Have you noticed recently that the good guys are now the bad guys? That Christianity is portrayed and ridiculed as being on the wrong side of history? That Christian views on salvation, marriage, and gender are not seen as merely false but as dangerous opinions not to be considered but censored? The times are changing. Christianity is no longer a friend to society but an enemy. Only a few decades ago, Christianity had a favored status in the West. Christianity was the “good guy,” the solution to what was bad. Today, Christianity is increasingly viewed as the “bad guy,” the impediment to what is considered “good” by society. Christianity is in trouble because of its rigid morality, universal claims, exclusive message of salvation, and comprehensive worldview.
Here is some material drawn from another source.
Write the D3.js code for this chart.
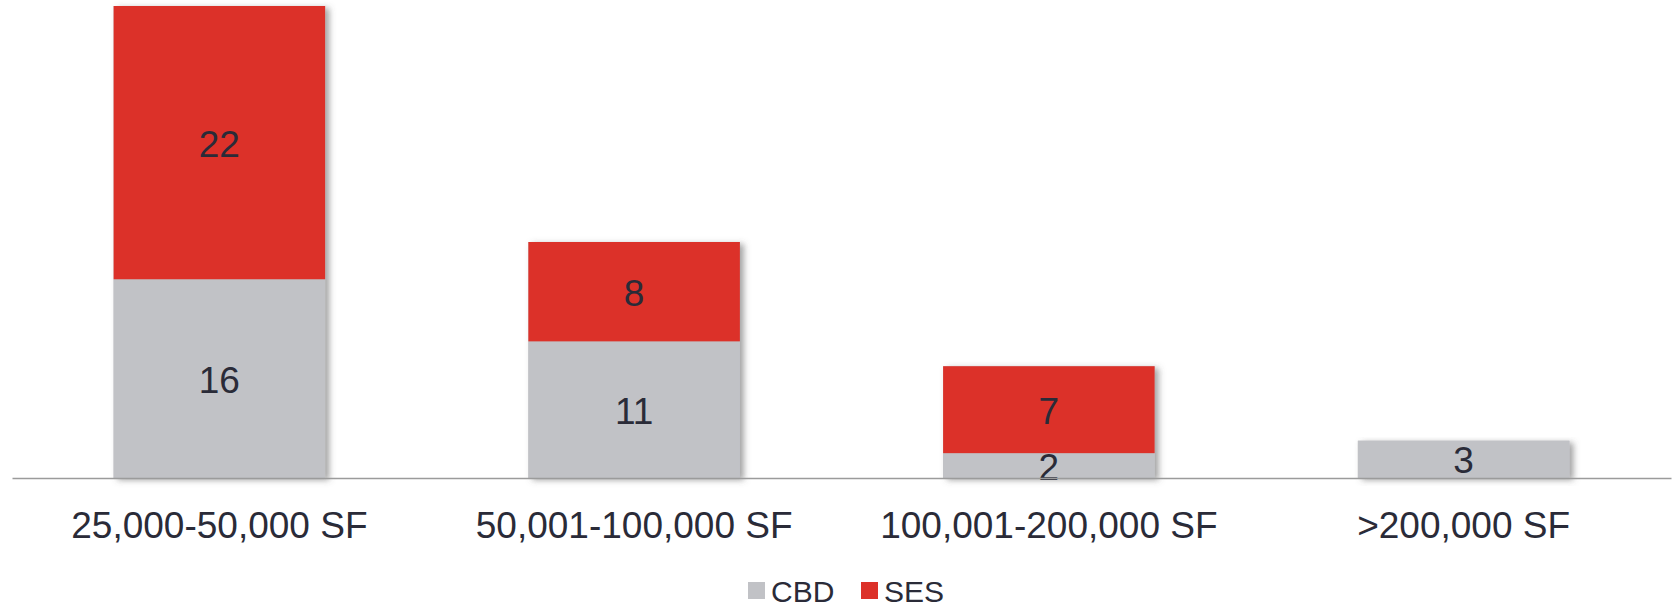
<!DOCTYPE html>
<html>
<head>
<meta charset="utf-8">
<script src="https://cdn.jsdelivr.net/npm/d3@7"></script>
<style>
  html, body { margin: 0; padding: 0; background: #ffffff; }
  svg { display: block; font-family: "Liberation Sans", Arial, sans-serif; }
</style>
</head>
<body>
<svg id="chart" width="1673" height="609"></svg>
<script>
// Number of deals by size band, split by market
const categories = ["25,000-50,000 SF", "50,001-100,000 SF", "100,001-200,000 SF", ">200,000 SF"];
const seriesNames = ["CBD", "SES"];
const cbdValues = [16, 11, 2, 3];
const sesValues = [22, 8, 7, 0];
const seriesColors = ["#c1c2c6", "#dc3129"];

const width = 1673, height = 609;
const margin = { left: 12, right: 2, top: 6, bottom: 131 };

const svg = d3.select("#chart");

// Soft drop shadow behind each bar
const defs = svg.append("defs");
const shadow = defs.append("filter")
  .attr("id", "barShadow")
  .attr("x", "-10%").attr("y", "-10%")
  .attr("width", "130%").attr("height", "130%");
shadow.append("feDropShadow")
  .attr("dx", 4).attr("dy", 2)
  .attr("stdDeviation", 3)
  .attr("flood-color", "#555555")
  .attr("flood-opacity", 0.55);

const rows = categories.map((c, i) => ({ category: c, CBD: cbdValues[i], SES: sesValues[i] }));
const stacked = d3.stack().keys(seriesNames)(rows);

const x = d3.scaleBand()
  .domain(categories)
  .range([margin.left, width - margin.right])
  .paddingInner(0.49)
  .paddingOuter(0.245);

const totalMax = d3.max(rows, d => d.CBD + d.SES);
const y = d3.scaleLinear()
  .domain([0, totalMax])
  .range([height - margin.bottom, margin.top]);

// Whole-bar shadows
svg.append("g")
  .selectAll("rect")
  .data(rows)
  .join("rect")
  .attr("x", d => x(d.category))
  .attr("y", d => y(d.CBD + d.SES))
  .attr("width", x.bandwidth())
  .attr("height", d => y(0) - y(d.CBD + d.SES))
  .attr("fill", "#c1c2c6")
  .attr("filter", "url(#barShadow)");

// Stacked segments
const layers = svg.append("g")
  .selectAll("g")
  .data(stacked)
  .join("g")
  .attr("fill", (d, i) => seriesColors[i]);

layers.selectAll("rect")
  .data(d => d.filter(s => s[1] - s[0] > 0))
  .join("rect")
  .attr("x", d => x(d.data.category))
  .attr("y", d => y(d[1]))
  .attr("width", x.bandwidth())
  .attr("height", d => y(d[0]) - y(d[1]));

// Value labels centred in each segment
svg.append("g")
  .selectAll("g")
  .data(stacked)
  .join("g")
  .selectAll("text")
  .data(d => d.filter(s => s[1] - s[0] > 0))
  .join("text")
  .attr("x", d => x(d.data.category) + x.bandwidth() / 2)
  .attr("y", d => (y(d[0]) + y(d[1])) / 2 + 14)
  .attr("text-anchor", "middle")
  .attr("font-size", 37)
  .attr("fill", "#2a2b38")
  .text(d => d[1] - d[0]);

// Category axis
const xAxis = svg.append("g")
  .attr("transform", `translate(0,${y(0)})`)
  .call(d3.axisBottom(x).tickSize(0).tickPadding(34));
xAxis.select(".domain")
  .attr("stroke", "#9b9b9b")
  .attr("stroke-width", 1.6);
xAxis.selectAll(".tick text")
  .attr("font-size", 37)
  .attr("font-family", "\"Liberation Sans\", Arial, sans-serif")
  .attr("fill", "#2a2b38");

// Legend
const legendItems = [
  { name: "CBD", color: seriesColors[0], x: 748 },
  { name: "SES", color: seriesColors[1], x: 861 }
];
const legend = svg.append("g");
const li = legend.selectAll("g")
  .data(legendItems)
  .join("g")
  .attr("transform", d => `translate(${d.x},582)`);
li.append("rect")
  .attr("width", 17)
  .attr("height", 17)
  .attr("fill", d => d.color);
li.append("text")
  .attr("x", 23)
  .attr("y", 20)
  .attr("font-size", 30)
  .attr("fill", "#2a2b38")
  .text(d => d.name);
</script>
</body>
</html>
While the status of being “bad guys” is something new in the West, Christians across the world and throughout history have always known the derision of the world. Study the Bible and church history, and you will discover that God’s people and preachers have often been cast as troublemakers and evildoers (Matt. 5:11–12; 1 Peter 2:11–12; 3:15–17; 4:12–16). Ours is a world that likes to shoot the messenger.
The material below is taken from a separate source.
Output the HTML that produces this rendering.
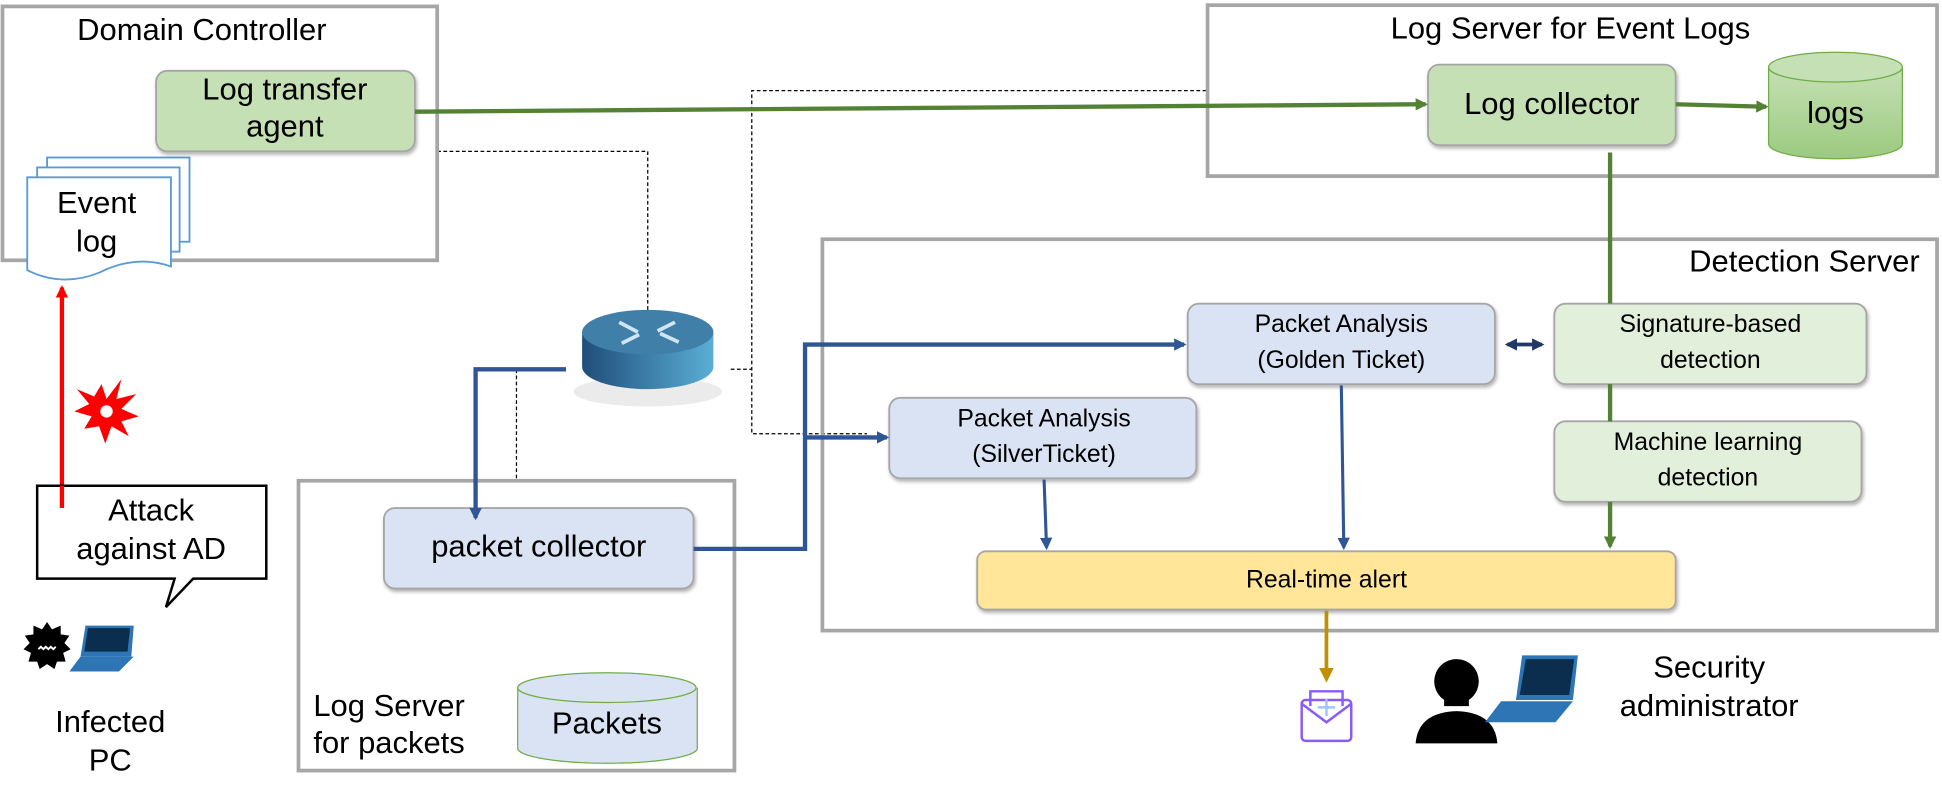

Faithful Amos was charged with conspiring against Jeroboam, king of Israel, and was told that the land was not able to bear all his words (Amos 7:10). Wicked King Ahab, who had troubled Israel with his idolatry and alliance with Jezebel, nevertheless labeled and libeled the prophet Elijah as the troubler of Israel (1 Kings 18:17–18). It was said of Paul and Silas, after they brought freedom to a demon-enslaved girl, that they had exceedingly troubled the city (Acts 16:20; cf. 17:6; 24:5). Even Christ Himself was accused by the Jewish elites of perverting the nation (Luke 23:2, 5). Read your Bible, and you will see that the “good guys” have often been cast as the “bad guys.”
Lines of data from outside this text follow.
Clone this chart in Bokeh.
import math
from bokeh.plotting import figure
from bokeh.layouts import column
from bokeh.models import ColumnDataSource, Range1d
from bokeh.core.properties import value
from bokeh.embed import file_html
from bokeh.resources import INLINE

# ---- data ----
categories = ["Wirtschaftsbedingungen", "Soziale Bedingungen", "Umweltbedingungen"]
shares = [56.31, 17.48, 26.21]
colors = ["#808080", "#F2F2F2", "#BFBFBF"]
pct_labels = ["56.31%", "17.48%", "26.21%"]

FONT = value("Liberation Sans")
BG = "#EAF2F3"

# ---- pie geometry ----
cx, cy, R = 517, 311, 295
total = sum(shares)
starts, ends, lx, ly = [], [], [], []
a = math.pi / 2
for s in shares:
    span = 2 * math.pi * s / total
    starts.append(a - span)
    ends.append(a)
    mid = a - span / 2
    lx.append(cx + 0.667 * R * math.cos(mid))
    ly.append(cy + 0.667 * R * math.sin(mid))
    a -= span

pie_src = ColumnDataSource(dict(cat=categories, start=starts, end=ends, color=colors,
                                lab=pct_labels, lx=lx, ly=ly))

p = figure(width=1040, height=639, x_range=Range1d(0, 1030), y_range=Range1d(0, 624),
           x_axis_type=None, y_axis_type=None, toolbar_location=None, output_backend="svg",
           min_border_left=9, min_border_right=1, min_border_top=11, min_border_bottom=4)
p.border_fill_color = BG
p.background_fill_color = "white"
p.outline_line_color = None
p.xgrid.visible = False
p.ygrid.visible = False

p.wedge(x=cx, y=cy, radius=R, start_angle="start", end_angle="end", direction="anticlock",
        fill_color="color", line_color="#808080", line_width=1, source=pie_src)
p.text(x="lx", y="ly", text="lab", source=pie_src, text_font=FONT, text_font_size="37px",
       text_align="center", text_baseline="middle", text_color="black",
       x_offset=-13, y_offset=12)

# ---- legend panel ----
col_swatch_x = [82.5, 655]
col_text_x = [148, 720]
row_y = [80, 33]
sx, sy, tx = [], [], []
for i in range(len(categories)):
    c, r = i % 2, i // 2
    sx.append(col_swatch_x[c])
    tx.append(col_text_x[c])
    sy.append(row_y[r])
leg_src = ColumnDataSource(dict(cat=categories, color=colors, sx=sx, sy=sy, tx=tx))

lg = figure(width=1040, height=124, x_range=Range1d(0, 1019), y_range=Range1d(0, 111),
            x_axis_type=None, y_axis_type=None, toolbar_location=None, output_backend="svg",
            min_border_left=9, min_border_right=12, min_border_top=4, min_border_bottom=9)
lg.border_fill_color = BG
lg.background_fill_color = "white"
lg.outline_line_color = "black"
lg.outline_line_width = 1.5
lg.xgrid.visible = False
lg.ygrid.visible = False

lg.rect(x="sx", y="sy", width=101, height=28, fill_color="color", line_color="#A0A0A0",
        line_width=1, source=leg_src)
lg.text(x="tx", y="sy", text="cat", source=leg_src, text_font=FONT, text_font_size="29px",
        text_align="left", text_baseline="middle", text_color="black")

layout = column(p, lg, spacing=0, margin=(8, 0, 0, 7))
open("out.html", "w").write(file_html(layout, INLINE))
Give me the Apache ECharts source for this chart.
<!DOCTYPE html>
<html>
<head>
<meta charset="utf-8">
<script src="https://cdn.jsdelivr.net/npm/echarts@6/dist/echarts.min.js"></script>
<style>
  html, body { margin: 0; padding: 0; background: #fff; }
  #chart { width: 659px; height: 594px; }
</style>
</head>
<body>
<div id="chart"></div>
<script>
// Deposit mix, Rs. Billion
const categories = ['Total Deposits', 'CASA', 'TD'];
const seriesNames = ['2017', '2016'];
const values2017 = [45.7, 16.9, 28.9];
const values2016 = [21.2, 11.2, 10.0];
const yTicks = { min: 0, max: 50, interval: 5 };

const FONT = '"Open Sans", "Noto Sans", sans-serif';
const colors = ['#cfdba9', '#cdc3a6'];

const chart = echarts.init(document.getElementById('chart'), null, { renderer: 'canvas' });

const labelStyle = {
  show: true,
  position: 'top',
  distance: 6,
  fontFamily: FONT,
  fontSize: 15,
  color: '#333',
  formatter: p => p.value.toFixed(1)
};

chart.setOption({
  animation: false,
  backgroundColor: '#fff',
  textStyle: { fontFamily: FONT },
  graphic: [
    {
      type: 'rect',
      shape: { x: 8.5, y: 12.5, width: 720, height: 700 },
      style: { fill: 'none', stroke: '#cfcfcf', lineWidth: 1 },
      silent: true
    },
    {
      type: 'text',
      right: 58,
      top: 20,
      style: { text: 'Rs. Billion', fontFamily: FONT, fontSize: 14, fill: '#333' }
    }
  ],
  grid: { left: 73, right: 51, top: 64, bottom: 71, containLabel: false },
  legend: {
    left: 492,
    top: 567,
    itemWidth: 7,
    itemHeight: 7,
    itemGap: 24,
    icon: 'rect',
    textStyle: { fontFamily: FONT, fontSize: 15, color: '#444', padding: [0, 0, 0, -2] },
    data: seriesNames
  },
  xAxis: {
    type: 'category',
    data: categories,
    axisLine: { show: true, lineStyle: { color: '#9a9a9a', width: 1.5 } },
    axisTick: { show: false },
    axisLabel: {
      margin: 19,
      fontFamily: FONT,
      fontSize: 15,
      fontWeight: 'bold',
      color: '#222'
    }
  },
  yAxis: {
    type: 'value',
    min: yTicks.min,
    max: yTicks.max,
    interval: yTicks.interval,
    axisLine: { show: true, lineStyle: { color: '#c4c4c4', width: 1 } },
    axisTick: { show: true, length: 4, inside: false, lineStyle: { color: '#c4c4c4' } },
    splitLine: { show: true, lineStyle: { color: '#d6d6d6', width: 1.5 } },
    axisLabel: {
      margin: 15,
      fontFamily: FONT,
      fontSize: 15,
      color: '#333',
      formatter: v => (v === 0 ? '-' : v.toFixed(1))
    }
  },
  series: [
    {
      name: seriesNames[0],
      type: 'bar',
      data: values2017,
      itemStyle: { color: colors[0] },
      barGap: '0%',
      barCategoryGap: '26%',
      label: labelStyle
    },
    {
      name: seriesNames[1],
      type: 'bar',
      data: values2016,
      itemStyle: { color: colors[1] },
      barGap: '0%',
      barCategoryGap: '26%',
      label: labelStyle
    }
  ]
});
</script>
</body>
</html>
Outside of the Bible, a study of church history shows a similar pattern of good and godly people being scapegoated by a wicked world. Under Nero, Christians were blamed for the burning of Rome and, consequently, set on fire as punishment. Tertullian, the church father, famously said, “If the Tiber rises too high, or the Nile too low, the remedy is always feeding Christians to the lions.” In opposition to Luther and the Protestant Reformation, Pope Leo X issued a papal bull entitled “Arise, O Lord,” in which he condemned Luther and called for the immediate restraint of this “wild boar” in God’s vineyard.

The times have changed in America and the West, but in another sense, the times have not changed. The world hated Christ, and the world will hate those who preach His name and fame and who replicate His character (John 15:18–25). In the midst of this emerging change, let us not change the gospel or our commitment to live unashamed of the gospel (Rom. 1:16–17). Remember, it is an honor to suffer shame for the name of the One who bore our shame (Acts 5:40–41). Remember, too, that there is coming a day when God will trouble those who trouble the church (2 Thess. 1:3–10).

Don’t be troubled by being called a troublemaker—because we are not the ones in trouble!